Other clinical trials have tested a drug called Cladribine a powerful intravenous chemotherapy drug used for leukemia in Type II refractory patients. One trial, conducted in the Netherlands, found that Cladribine did calm the disease enough to put it into remission in 18 out of 32 patients. But despite the fact that the drug puts some patients into remission, there's some fear that it may not prevent enteropathy-associated T-cell lymphoma (EATL): that rare, deadly form of lymphoma. EATL afflicts Type II patients disproportionately.
Nonetheless, some clinicians have begun to use Cladribine as their first choice for treating Type II refractory celiac disease, and find that they're able to put about half of their patients into remission with the drug. In that same trial, five-year survival in Type II patients who responded to Cladribine treatment was 83 percent, compared to 22 percent in those who didn't see positive results with treatment. Most significantly, there didn't seem to be an increase in lymphoma rates. However, those treatment results haven't yet been duplicated.
Finally, for those with Type II refractory celiac disease who fail to respond to all other treatments, including Cladribine, at least one celiac center the same one that published the Cladribine trial results has tested autologous stem cell transplant, a procedure in which stem cells from your bone marrow are harvested, grown in the lab and then transplanted back into you following high-dose chemotherapy. This is a risky procedure with a high rate of complications, including death.
In the one medical trial involving Type II refractory celiac disease and an autologous stem cell transplant, 11 of 13 patients' symptoms improved significantly within a year of the stem cell procedure. One person died from the transplant procedure itself, and two-thirds of the patients were still alive four years later. One patient developed EATL.
Your Refractory Celiac Treatment May Continue Long-Term
To prevent a relapse of your refractory celiac disease, you may need to take steroids indefinitely. But long-term use of steroids poses its own risks (including high blood sugar, thinning bones and an increased risk of infections). In addition, using steroids for a long time increases your risk of lymphoma — and of course, refractory celiac patients are already at a much higher than normal risk for this form of cancer.

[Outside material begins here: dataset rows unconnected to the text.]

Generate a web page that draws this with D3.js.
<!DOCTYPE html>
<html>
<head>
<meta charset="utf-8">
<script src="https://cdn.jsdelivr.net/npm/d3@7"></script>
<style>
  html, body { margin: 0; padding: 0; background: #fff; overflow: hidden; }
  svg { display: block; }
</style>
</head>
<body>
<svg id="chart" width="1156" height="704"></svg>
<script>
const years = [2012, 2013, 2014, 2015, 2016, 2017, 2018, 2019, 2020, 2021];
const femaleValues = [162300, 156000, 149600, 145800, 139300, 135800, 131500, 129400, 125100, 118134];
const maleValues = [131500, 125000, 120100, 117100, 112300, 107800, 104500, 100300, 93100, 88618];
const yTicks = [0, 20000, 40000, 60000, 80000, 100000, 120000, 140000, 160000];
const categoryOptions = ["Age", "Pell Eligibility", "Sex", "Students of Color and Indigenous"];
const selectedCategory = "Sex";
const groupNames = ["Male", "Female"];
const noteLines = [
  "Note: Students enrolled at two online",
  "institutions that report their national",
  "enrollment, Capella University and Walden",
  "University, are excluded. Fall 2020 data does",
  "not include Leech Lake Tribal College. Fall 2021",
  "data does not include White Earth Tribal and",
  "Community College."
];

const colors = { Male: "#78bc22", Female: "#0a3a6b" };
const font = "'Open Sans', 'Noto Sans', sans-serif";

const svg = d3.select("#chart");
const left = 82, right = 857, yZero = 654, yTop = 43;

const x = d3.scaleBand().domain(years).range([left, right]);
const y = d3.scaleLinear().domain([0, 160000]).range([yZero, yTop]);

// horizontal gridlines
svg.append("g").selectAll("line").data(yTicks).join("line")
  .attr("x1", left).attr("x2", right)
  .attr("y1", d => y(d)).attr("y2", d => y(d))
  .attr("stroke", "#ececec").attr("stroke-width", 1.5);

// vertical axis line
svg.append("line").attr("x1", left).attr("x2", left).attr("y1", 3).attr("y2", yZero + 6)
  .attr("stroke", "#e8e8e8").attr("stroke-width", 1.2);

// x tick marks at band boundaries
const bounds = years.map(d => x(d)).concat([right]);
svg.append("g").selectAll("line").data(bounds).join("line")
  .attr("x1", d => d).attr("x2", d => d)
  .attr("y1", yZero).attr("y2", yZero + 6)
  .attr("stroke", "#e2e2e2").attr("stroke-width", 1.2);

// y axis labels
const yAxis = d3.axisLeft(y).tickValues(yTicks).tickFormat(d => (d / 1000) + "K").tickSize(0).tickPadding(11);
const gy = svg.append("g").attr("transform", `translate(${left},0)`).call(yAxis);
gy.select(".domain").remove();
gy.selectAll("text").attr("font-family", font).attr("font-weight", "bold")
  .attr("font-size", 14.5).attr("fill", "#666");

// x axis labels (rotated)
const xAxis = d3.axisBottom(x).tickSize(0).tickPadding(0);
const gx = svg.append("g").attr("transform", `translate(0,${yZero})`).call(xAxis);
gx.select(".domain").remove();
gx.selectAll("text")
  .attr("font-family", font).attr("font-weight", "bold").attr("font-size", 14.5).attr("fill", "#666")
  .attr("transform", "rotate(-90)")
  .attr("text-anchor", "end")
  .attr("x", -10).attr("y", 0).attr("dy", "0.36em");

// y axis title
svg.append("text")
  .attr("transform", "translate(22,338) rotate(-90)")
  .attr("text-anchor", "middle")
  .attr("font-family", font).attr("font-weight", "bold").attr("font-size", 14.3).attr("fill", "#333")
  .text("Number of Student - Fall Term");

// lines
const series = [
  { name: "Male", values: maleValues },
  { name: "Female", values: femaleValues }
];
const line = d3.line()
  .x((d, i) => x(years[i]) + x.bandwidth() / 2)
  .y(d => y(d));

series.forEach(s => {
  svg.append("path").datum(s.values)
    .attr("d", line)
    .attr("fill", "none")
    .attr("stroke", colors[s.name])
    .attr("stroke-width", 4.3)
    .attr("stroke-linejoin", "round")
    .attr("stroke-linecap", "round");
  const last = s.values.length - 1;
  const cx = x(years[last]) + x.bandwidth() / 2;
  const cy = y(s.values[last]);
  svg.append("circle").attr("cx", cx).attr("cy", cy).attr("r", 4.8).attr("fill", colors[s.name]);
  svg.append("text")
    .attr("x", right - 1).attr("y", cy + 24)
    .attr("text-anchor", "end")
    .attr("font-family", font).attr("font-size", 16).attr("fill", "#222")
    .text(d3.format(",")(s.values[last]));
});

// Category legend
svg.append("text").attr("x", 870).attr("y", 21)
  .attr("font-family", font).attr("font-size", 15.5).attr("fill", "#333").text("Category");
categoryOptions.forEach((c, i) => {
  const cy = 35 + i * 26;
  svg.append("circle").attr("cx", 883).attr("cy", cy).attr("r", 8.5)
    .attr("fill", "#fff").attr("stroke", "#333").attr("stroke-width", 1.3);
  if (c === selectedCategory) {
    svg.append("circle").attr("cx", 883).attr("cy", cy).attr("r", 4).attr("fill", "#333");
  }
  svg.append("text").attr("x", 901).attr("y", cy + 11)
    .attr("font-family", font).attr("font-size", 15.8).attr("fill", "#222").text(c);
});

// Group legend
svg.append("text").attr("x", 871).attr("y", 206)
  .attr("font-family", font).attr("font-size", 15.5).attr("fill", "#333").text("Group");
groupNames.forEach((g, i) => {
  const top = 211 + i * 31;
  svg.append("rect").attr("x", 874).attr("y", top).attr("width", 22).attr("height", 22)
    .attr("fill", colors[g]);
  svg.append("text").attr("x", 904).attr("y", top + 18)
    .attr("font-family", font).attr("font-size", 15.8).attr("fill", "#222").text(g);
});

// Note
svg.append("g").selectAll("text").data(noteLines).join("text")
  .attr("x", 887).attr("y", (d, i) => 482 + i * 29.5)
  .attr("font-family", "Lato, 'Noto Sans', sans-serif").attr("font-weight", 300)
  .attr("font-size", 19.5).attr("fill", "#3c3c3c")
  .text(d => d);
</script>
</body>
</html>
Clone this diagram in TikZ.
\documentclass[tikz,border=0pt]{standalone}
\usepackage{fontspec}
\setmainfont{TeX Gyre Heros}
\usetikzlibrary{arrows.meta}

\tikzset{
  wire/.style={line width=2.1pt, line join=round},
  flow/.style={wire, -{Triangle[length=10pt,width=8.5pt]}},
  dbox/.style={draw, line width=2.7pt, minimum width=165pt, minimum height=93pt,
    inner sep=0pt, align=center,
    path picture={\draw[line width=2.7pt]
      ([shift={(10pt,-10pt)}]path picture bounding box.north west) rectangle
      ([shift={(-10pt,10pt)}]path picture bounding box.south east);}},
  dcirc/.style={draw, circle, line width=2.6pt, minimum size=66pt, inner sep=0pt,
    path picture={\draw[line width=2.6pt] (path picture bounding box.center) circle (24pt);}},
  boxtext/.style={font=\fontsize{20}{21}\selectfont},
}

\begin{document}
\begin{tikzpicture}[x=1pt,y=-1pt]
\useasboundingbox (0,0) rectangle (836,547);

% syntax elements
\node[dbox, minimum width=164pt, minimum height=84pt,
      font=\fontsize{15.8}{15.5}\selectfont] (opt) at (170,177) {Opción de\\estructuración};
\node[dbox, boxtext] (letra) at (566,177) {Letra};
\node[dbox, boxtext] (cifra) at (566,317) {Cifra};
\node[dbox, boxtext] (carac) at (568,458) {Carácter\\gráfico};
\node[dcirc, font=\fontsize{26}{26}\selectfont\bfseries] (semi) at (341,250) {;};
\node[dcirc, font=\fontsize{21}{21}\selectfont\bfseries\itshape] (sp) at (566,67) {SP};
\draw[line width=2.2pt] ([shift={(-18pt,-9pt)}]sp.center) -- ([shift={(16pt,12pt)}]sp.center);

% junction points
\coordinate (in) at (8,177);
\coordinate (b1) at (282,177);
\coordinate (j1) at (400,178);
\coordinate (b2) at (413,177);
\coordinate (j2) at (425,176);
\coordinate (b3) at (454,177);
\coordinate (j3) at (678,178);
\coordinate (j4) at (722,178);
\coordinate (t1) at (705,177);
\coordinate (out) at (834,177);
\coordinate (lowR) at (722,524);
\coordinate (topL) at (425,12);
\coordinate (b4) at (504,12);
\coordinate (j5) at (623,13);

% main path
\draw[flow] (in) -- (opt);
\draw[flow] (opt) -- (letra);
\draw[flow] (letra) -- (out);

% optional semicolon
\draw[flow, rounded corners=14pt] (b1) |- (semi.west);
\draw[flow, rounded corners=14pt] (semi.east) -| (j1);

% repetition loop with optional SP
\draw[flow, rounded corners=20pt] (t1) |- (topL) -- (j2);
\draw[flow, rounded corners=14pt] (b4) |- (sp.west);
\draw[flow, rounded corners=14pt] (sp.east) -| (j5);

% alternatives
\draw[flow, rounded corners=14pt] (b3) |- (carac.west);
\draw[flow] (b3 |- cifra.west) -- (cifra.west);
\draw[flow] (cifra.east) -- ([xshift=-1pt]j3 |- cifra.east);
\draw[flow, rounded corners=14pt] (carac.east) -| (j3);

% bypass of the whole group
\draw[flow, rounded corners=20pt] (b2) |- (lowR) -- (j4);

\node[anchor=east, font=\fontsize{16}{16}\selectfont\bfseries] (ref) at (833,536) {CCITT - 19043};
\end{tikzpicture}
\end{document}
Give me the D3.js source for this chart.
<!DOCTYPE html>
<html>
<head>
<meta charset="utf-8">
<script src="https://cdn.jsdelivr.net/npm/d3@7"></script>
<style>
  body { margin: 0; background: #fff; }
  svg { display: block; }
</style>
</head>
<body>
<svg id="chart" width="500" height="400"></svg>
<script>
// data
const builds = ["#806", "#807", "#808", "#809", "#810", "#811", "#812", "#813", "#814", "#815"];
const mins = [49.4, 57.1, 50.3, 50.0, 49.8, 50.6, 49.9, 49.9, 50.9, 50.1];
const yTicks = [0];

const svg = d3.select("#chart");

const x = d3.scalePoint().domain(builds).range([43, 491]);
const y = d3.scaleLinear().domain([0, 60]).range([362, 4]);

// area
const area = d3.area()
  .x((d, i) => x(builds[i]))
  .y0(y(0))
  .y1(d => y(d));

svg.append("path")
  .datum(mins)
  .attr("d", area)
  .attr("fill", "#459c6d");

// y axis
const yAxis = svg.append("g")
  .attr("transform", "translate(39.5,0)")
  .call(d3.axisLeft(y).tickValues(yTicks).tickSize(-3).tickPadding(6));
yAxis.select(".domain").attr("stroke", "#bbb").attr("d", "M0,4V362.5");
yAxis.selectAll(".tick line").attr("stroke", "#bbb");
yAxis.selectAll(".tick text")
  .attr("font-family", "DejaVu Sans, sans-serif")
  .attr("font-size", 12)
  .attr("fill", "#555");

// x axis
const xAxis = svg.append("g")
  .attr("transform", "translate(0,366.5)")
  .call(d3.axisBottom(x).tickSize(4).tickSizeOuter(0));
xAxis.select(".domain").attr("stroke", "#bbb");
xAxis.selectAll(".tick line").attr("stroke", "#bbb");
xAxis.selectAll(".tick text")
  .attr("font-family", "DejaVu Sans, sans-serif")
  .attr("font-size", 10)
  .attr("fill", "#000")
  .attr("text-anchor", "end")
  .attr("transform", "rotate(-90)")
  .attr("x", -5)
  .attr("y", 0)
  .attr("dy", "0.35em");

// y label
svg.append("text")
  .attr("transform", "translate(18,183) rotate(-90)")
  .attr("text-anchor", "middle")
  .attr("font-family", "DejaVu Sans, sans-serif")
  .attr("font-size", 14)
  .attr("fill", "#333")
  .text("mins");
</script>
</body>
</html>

Researchers are therefore exploring other potential drug treatments for refractory celiac disease, including a medication called mesalazine, an anti-inflammatory drug currently used to treat inflammatory bowel disease that's been tested in Type I patients. More research on this rare form of celiac disease will likely be released in the near future.
In the meantime, regardless of the long-term treatment that's recommended for you, you'll need to keep in close contact with your physician and be on the lookout for any signs (such as renewed weight loss and diarrhea) that your refractory celiac disease is going out of remission.